**YOUR INSTRUCTIONS:** Emit a verbatim copy of the lines below from the line with "Write the Chart.js code for this chart." through the line with "element', 'AC-II', 'W box', 'WRE3'];", excluding pictures and everything outside that range.

Source code of charts:
◇ ◇ ◇

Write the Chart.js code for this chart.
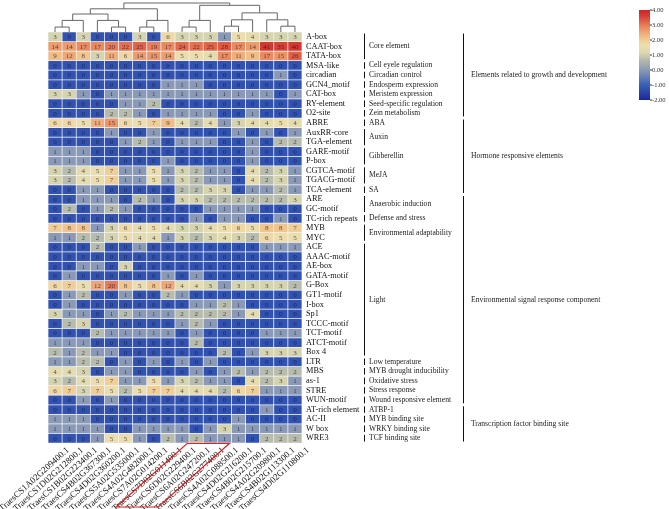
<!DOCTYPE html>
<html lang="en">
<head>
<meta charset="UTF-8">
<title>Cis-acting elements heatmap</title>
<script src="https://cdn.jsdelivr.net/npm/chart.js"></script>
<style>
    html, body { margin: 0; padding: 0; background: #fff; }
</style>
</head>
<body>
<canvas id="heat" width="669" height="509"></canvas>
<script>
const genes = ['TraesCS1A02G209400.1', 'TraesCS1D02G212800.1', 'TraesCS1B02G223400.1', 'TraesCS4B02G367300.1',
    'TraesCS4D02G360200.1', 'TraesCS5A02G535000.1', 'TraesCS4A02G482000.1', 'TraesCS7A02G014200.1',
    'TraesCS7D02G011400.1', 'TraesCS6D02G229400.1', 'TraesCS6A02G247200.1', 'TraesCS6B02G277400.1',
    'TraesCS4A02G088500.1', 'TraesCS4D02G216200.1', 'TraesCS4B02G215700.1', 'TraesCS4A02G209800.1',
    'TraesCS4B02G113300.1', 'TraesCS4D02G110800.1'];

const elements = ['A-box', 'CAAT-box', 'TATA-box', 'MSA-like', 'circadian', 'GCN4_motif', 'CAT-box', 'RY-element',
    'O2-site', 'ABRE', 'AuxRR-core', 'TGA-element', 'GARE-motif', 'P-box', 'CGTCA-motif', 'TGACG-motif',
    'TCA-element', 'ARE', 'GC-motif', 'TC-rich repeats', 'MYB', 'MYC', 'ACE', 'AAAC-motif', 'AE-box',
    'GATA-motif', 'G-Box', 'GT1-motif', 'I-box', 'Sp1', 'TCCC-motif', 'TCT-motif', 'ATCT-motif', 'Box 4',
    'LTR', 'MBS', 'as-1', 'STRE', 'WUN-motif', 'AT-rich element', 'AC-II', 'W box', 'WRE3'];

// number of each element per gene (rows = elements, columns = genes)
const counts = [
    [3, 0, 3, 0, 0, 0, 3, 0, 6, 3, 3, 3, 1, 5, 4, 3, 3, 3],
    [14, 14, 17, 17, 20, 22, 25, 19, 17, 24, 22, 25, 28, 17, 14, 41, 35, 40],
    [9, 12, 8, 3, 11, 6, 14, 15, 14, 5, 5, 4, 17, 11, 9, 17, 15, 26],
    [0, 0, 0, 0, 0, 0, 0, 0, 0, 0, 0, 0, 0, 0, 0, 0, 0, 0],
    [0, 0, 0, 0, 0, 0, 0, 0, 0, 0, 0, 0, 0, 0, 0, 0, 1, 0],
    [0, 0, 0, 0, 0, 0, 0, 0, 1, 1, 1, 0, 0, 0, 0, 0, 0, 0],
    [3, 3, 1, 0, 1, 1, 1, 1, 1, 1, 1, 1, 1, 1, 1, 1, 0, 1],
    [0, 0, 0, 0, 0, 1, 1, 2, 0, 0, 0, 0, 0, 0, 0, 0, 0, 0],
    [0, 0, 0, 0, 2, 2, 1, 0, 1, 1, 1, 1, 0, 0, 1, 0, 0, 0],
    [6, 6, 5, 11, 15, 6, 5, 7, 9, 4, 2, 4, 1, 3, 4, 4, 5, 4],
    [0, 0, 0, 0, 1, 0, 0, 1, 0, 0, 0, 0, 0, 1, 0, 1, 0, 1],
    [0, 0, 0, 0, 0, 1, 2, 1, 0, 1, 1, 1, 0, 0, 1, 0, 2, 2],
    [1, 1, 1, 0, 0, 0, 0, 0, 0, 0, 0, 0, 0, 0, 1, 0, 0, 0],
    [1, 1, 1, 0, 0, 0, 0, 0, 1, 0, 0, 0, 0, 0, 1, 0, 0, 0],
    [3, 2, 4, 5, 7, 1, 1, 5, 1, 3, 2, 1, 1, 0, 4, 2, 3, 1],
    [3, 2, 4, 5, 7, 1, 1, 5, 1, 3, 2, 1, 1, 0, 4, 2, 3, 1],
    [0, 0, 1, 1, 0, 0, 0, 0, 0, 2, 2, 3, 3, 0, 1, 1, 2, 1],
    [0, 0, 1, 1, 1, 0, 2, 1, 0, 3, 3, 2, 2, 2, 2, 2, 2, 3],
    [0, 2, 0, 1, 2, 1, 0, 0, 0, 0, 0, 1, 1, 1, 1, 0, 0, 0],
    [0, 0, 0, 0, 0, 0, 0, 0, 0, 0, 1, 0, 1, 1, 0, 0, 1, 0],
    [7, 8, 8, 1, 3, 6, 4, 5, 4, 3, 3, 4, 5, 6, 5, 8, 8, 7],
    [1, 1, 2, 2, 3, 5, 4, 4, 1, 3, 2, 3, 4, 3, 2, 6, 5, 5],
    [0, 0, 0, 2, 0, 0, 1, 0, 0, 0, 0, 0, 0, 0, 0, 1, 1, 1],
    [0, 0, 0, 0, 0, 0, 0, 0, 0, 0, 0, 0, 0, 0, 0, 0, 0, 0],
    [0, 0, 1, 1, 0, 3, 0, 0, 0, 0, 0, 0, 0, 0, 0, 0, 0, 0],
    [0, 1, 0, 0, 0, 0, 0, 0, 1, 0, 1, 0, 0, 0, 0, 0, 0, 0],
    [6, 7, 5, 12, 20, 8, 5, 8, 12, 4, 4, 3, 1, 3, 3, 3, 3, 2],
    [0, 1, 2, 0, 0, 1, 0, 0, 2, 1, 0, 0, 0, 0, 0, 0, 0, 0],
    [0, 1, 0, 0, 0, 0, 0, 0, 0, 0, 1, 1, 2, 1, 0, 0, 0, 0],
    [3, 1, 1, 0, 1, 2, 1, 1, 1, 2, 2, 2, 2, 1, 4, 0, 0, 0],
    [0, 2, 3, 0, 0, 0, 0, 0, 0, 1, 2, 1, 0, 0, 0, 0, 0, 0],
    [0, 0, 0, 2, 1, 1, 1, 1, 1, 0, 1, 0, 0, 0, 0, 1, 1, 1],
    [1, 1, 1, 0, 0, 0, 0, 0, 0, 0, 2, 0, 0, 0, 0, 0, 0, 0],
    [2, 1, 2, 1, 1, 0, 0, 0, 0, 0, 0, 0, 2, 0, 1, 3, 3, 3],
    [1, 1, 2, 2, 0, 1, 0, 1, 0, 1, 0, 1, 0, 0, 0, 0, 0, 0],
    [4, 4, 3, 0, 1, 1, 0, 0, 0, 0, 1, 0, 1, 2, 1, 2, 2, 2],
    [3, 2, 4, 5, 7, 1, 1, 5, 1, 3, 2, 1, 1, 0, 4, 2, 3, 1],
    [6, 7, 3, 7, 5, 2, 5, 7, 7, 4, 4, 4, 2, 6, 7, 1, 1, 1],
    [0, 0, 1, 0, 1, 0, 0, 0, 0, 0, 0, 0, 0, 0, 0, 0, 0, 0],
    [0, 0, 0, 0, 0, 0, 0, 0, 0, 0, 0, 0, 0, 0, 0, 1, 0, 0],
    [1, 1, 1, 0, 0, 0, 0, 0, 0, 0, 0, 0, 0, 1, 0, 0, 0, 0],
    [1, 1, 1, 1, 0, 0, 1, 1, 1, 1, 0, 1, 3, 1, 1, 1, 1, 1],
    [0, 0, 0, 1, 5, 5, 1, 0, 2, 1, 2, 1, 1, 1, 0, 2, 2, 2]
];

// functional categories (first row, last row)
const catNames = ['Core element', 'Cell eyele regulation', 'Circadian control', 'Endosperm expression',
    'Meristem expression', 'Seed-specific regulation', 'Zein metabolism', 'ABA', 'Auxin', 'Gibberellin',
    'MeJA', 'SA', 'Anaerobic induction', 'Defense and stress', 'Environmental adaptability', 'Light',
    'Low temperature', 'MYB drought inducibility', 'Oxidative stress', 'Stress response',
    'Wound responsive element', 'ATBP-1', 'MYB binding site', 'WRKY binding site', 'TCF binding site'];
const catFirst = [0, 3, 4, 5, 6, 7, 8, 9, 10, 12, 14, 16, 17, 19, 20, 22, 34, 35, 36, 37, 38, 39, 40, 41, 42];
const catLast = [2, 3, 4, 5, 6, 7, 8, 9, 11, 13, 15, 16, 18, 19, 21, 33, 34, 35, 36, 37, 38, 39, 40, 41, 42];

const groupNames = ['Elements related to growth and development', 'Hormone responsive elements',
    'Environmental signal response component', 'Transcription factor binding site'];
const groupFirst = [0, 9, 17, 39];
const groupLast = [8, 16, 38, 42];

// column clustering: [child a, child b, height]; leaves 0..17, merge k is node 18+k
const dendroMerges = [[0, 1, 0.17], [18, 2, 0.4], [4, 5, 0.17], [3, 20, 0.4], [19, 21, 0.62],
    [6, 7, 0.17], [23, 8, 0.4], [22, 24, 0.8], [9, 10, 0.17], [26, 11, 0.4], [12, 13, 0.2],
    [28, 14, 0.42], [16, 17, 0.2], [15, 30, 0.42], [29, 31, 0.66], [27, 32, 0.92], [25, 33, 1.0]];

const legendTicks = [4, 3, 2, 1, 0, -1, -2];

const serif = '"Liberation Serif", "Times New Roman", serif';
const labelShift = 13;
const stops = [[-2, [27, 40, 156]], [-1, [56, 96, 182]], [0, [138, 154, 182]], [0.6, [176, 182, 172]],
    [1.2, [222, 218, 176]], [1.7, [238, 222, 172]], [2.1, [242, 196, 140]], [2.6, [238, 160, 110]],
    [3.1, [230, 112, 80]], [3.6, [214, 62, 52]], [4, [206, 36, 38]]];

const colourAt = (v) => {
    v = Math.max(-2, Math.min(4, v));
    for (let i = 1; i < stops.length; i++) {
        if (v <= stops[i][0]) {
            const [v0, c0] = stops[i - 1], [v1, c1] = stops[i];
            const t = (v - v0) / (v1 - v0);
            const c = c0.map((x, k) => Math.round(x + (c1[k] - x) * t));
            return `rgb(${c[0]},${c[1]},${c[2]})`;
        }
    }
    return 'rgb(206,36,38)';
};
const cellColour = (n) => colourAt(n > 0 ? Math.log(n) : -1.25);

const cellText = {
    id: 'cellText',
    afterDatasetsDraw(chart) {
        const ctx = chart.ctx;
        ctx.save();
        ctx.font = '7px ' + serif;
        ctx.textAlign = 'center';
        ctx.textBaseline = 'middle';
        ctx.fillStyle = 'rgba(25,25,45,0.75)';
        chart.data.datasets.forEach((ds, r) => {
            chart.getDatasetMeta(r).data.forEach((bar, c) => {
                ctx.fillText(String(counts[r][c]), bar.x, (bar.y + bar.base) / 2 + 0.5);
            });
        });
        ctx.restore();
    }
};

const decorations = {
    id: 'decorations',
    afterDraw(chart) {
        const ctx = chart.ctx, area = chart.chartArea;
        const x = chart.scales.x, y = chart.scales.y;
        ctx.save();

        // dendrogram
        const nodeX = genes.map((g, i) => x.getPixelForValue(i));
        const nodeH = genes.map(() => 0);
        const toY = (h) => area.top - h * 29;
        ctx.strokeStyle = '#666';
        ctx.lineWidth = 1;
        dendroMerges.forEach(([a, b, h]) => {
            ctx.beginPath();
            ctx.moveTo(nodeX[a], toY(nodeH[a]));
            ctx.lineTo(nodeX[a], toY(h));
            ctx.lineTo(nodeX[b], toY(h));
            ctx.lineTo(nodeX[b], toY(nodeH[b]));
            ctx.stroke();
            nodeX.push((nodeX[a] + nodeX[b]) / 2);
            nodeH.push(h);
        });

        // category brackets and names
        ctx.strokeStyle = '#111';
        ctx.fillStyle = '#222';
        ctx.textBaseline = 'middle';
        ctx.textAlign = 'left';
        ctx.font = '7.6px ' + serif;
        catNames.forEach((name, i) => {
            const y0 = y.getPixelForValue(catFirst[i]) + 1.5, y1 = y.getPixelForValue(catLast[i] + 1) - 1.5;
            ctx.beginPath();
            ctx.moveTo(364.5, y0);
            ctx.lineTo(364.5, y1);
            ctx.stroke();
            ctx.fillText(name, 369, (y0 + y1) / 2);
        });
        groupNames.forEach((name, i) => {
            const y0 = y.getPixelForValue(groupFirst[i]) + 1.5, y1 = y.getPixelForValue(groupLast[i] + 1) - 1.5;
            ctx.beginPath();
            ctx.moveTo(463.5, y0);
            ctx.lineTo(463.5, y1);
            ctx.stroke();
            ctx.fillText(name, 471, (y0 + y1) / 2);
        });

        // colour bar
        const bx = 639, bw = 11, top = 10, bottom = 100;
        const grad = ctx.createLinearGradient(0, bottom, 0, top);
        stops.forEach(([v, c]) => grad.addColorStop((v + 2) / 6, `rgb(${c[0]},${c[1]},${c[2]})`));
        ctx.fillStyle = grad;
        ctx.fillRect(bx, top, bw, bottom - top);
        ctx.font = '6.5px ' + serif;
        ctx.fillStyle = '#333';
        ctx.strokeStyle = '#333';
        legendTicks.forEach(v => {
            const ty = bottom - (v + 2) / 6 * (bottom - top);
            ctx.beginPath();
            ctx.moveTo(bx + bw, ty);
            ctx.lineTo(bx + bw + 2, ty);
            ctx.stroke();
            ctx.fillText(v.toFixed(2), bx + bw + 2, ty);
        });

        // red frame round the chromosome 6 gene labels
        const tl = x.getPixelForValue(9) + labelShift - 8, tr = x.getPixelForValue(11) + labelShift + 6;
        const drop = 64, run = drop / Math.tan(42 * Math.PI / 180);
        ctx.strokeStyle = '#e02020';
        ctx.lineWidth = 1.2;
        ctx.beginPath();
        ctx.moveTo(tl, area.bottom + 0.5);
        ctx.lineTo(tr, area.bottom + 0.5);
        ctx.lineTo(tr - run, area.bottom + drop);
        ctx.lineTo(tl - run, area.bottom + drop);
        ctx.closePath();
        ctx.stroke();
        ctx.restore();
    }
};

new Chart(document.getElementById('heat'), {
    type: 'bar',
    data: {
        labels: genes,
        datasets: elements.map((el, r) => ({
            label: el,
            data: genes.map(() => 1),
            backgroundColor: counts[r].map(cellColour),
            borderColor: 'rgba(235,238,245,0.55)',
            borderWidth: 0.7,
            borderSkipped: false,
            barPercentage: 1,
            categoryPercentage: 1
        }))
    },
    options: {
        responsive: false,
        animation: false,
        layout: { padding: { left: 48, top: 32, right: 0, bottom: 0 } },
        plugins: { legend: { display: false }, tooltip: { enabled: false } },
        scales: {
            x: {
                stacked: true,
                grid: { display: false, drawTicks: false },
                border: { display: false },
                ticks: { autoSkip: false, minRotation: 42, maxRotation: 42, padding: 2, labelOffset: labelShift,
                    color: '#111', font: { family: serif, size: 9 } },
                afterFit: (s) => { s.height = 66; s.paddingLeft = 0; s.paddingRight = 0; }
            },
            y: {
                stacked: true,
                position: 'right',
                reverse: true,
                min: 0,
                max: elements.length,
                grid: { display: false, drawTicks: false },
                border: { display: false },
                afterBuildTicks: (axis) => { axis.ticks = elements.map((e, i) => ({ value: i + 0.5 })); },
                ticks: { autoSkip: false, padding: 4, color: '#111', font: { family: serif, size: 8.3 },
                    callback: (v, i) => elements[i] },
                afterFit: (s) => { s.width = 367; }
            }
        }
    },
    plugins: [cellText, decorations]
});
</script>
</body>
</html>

◇ ◇ ◇

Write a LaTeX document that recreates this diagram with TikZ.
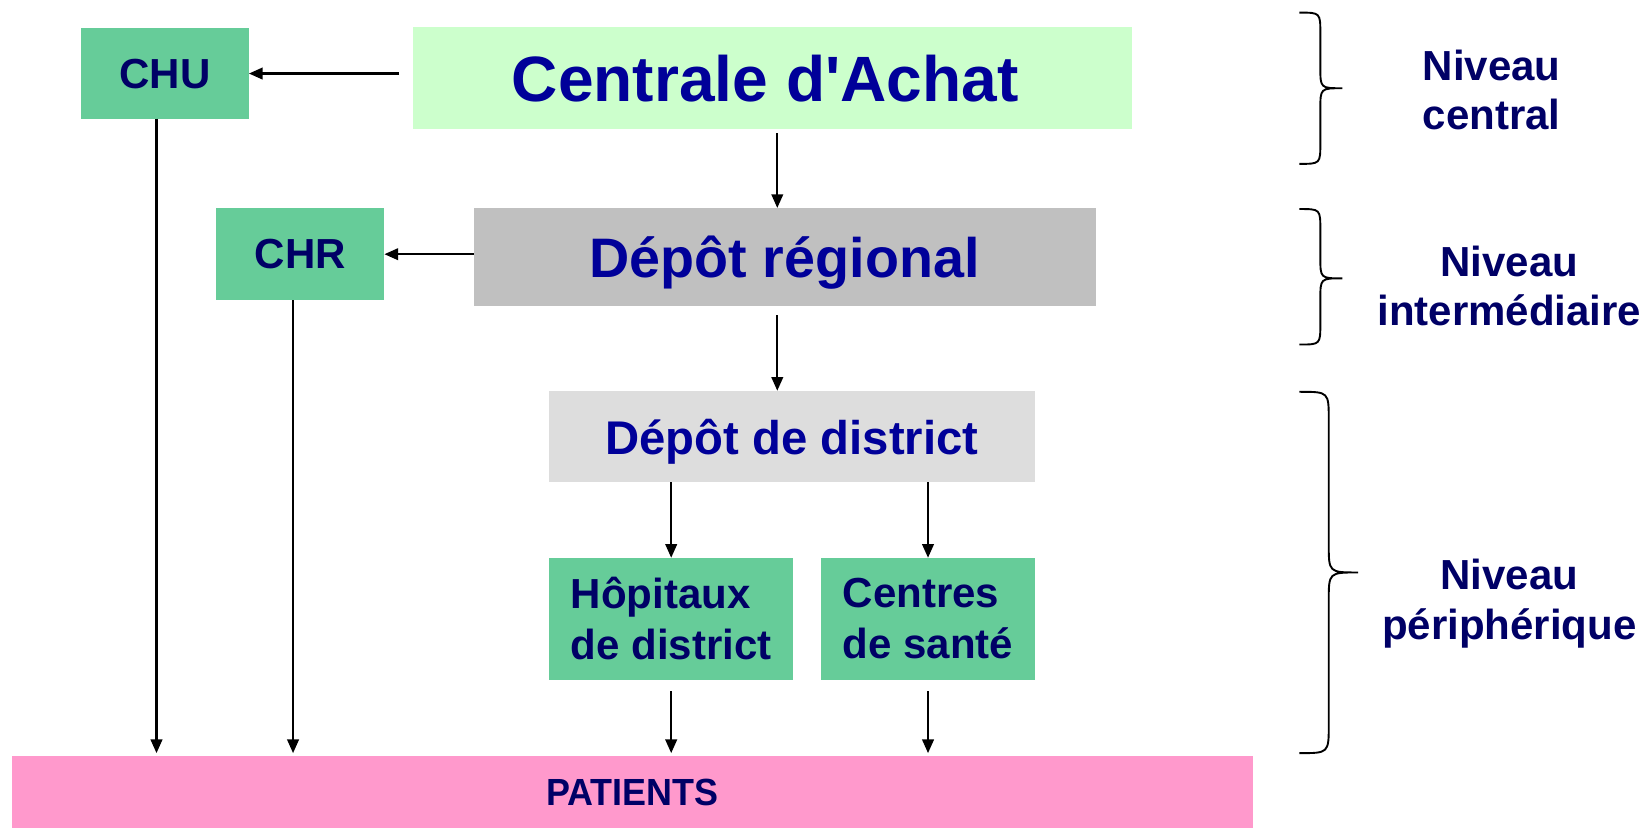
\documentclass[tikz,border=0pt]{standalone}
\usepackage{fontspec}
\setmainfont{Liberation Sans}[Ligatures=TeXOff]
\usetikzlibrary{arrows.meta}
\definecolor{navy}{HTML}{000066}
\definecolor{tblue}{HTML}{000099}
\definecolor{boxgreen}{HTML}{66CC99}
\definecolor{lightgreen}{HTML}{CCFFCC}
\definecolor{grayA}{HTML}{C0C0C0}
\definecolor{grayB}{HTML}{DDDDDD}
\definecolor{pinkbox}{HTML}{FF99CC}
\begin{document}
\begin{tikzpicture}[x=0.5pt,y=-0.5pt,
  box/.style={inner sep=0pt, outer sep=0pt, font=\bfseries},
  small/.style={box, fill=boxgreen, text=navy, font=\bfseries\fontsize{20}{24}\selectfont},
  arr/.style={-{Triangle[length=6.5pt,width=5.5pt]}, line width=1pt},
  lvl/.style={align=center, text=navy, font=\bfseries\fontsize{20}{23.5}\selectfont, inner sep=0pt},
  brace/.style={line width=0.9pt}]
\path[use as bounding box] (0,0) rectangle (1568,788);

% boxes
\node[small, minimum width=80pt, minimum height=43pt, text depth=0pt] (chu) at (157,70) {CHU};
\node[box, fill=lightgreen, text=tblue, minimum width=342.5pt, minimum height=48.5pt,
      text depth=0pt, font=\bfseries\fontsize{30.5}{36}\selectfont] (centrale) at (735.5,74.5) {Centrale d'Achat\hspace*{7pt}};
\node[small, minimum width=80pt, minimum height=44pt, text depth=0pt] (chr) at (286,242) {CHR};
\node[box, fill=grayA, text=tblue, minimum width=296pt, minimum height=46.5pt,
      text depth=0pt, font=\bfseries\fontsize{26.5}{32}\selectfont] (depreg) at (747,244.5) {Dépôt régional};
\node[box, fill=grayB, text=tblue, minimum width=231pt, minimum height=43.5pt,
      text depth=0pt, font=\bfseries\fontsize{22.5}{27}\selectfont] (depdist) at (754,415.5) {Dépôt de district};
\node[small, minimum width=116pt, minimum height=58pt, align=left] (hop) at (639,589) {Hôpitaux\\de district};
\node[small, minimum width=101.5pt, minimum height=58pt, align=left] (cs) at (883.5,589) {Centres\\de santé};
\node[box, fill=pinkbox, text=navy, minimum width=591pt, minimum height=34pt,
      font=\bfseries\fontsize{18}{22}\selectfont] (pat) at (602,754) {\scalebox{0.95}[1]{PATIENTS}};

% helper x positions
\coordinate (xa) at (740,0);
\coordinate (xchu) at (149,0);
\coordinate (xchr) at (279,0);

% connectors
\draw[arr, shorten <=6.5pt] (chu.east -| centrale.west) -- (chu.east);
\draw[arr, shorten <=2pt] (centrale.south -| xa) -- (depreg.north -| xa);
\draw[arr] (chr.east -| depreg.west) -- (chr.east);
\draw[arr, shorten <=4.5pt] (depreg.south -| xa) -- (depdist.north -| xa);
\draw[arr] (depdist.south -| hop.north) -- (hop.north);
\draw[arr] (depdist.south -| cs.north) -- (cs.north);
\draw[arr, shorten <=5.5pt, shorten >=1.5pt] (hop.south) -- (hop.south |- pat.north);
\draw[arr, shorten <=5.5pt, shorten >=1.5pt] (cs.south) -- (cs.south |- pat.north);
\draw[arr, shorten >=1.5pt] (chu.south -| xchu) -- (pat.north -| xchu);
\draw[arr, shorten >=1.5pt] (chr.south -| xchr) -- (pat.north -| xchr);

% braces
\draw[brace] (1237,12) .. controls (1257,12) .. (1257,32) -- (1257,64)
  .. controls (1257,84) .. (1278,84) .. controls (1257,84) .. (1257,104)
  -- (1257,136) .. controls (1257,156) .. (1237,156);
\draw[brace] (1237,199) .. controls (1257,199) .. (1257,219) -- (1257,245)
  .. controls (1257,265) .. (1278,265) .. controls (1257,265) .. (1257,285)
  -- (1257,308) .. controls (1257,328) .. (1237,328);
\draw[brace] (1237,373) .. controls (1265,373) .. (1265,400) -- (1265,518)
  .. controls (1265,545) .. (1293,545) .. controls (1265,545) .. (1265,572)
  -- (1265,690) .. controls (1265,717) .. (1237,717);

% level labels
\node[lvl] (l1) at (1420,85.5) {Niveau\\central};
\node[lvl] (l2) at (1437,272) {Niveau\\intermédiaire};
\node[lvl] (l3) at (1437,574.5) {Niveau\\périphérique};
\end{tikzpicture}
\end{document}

◇ ◇ ◇

**THE SOLUTION:**
Write the Chart.js code for this chart.
<!DOCTYPE html>
<html lang="en">
<head>
<meta charset="UTF-8">
<title>Cis-acting elements heatmap</title>
<script src="https://cdn.jsdelivr.net/npm/chart.js"></script>
<style>
    html, body { margin: 0; padding: 0; background: #fff; }
</style>
</head>
<body>
<canvas id="heat" width="669" height="509"></canvas>
<script>
const genes = ['TraesCS1A02G209400.1', 'TraesCS1D02G212800.1', 'TraesCS1B02G223400.1', 'TraesCS4B02G367300.1',
    'TraesCS4D02G360200.1', 'TraesCS5A02G535000.1', 'TraesCS4A02G482000.1', 'TraesCS7A02G014200.1',
    'TraesCS7D02G011400.1', 'TraesCS6D02G229400.1', 'TraesCS6A02G247200.1', 'TraesCS6B02G277400.1',
    'TraesCS4A02G088500.1', 'TraesCS4D02G216200.1', 'TraesCS4B02G215700.1', 'TraesCS4A02G209800.1',
    'TraesCS4B02G113300.1', 'TraesCS4D02G110800.1'];

const elements = ['A-box', 'CAAT-box', 'TATA-box', 'MSA-like', 'circadian', 'GCN4_motif', 'CAT-box', 'RY-element',
    'O2-site', 'ABRE', 'AuxRR-core', 'TGA-element', 'GARE-motif', 'P-box', 'CGTCA-motif', 'TGACG-motif',
    'TCA-element', 'ARE', 'GC-motif', 'TC-rich repeats', 'MYB', 'MYC', 'ACE', 'AAAC-motif', 'AE-box',
    'GATA-motif', 'G-Box', 'GT1-motif', 'I-box', 'Sp1', 'TCCC-motif', 'TCT-motif', 'ATCT-motif', 'Box 4',
    'LTR', 'MBS', 'as-1', 'STRE', 'WUN-motif', 'AT-rich element', 'AC-II', 'W box', 'WRE3'];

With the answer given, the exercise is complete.